SA: If you had to predict a future for large ensembles/big bands in America, what would it entail?
MC: I guess proper funding is the first thing I'd think of as being necessary to the survival of the big band. There will probably always be some kind of audience wanting to hear this stuff, especially in big cities and at festivals and concert series, but it takes a lot to pay everyone in an 18-piece band. So, I guess we'll always be relying on at least some large sponsored festivals and funding for the arts to keep things going.
I like to think Darcy has breathed a little bit of life into big-band music but it's hard to tell where it will go from here.
SA: In what way do you think Darcy has done that?
MC: Well, just for example, orchestration. Although there has been a small amount of electronics used on a couple of instruments in Darcy's music, what really makes him unique is the unrelenting use of doubles (alto saxophonist doubles on flute, alto flute, piccolo, for example) and the combinations of instruments he chooses for each section. There are definitely times when he uses the three sections individually in a classic style but (without going through his scores and digging up a real example) there might be times when he writes a melody for say, trumpet 2 and 3 with a Harmon mute in and bass clarinet and one trombone in upper register and then doubled with tenor sax in its highest register. That’s just a hypothetical example, but that kind of writing that is more orchestral in its instrumentation is something that changes what a big band can be. Hopefully it's inspiring to younger jazz fans/musicians. I definitely think he's continuing to push the envelope with his writing.
• The “dreaded bass direct” is a term used frequently in early 1980s and ’90s jazz liner notes to describe the rubber band–like sound of an acoustic bass being recorded directly from the bridge of the instrument as opposed to the use of a microphone in front of the instrument, thus capturing the pitch but very little of the warmth.

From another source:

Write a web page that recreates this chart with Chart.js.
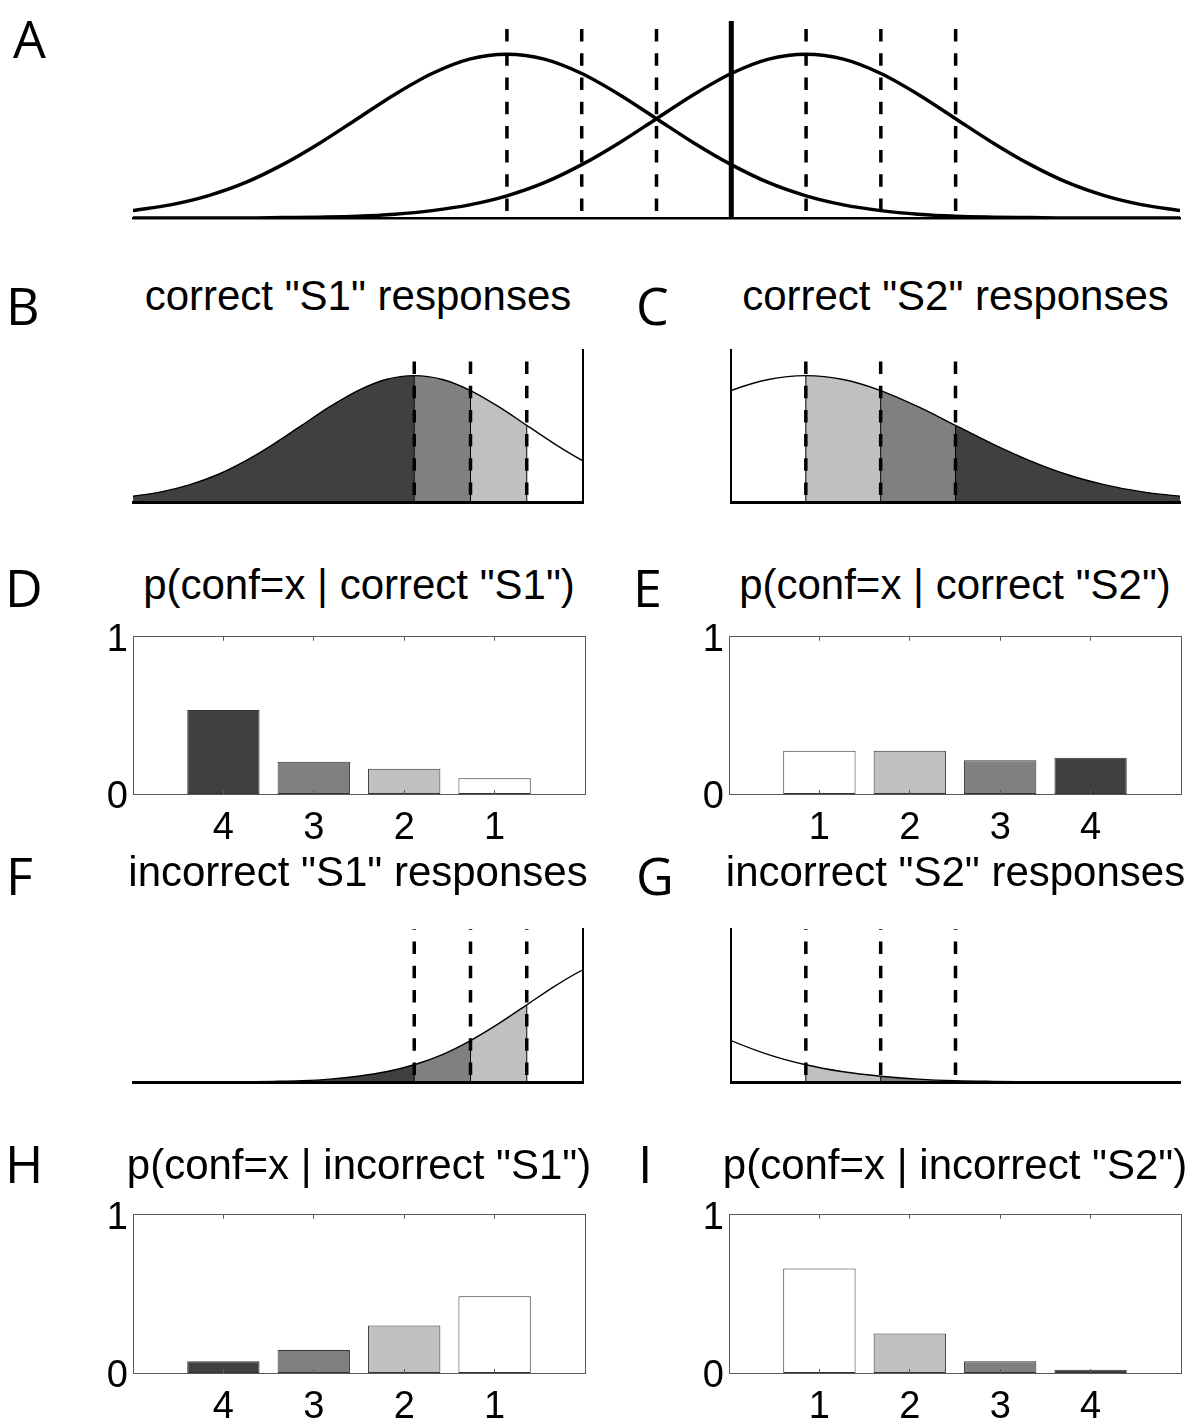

Matt Clohesy, Australian bassist left his hometown of Melbourne for the USA in 2001. Based in New York City, he has since gained much recognition as an acoustic and electric bassist worldwide.
He has been called upon to tour and/or record with such notable band leaders as Seamus Blake, Kurt Rosenwinkel, Geoffrey Keezer, Eric Reed, Kevin Hays, Ingrid Jensen, David Kikoski, Donny McCaslin, Tom Scott, Sean Jones, Joel Frahm, Eric Alexander, Nat Adderley Jr,Diego Urcola, David Weiss, JD Allen, Jon Gordon, David Schnitter, Brad Shepik, Maria Schneider and the John Hollenbeck Large Ensemble.
Clohesy is regularly involved with Grammy nominated and Downbeat award winning composer Darcy James Argue's Secret Society. In the pop world he has performed with Grammy winner Colbie Caillat and can be heard often with the Chris Bergson Band. He continues to work with many of his peer's groups including Lage Lund, Mike Moreno, Jonathan Kreisberg, Will Vinson, John Ellis, Jo Lawry, Gretchen Parlato and the Alan Ferber Nonet.
Prior to moving to New York, Matt received a Bachelor of Music at the Victorian College of the Arts in Melbourne and worked with Australian artists including Dale Barlow, Mike Nock, Joe Chindamo, Paul Grabowsky, Barney McAll, Vince Jones and the Melbourne Symphony Orchestra.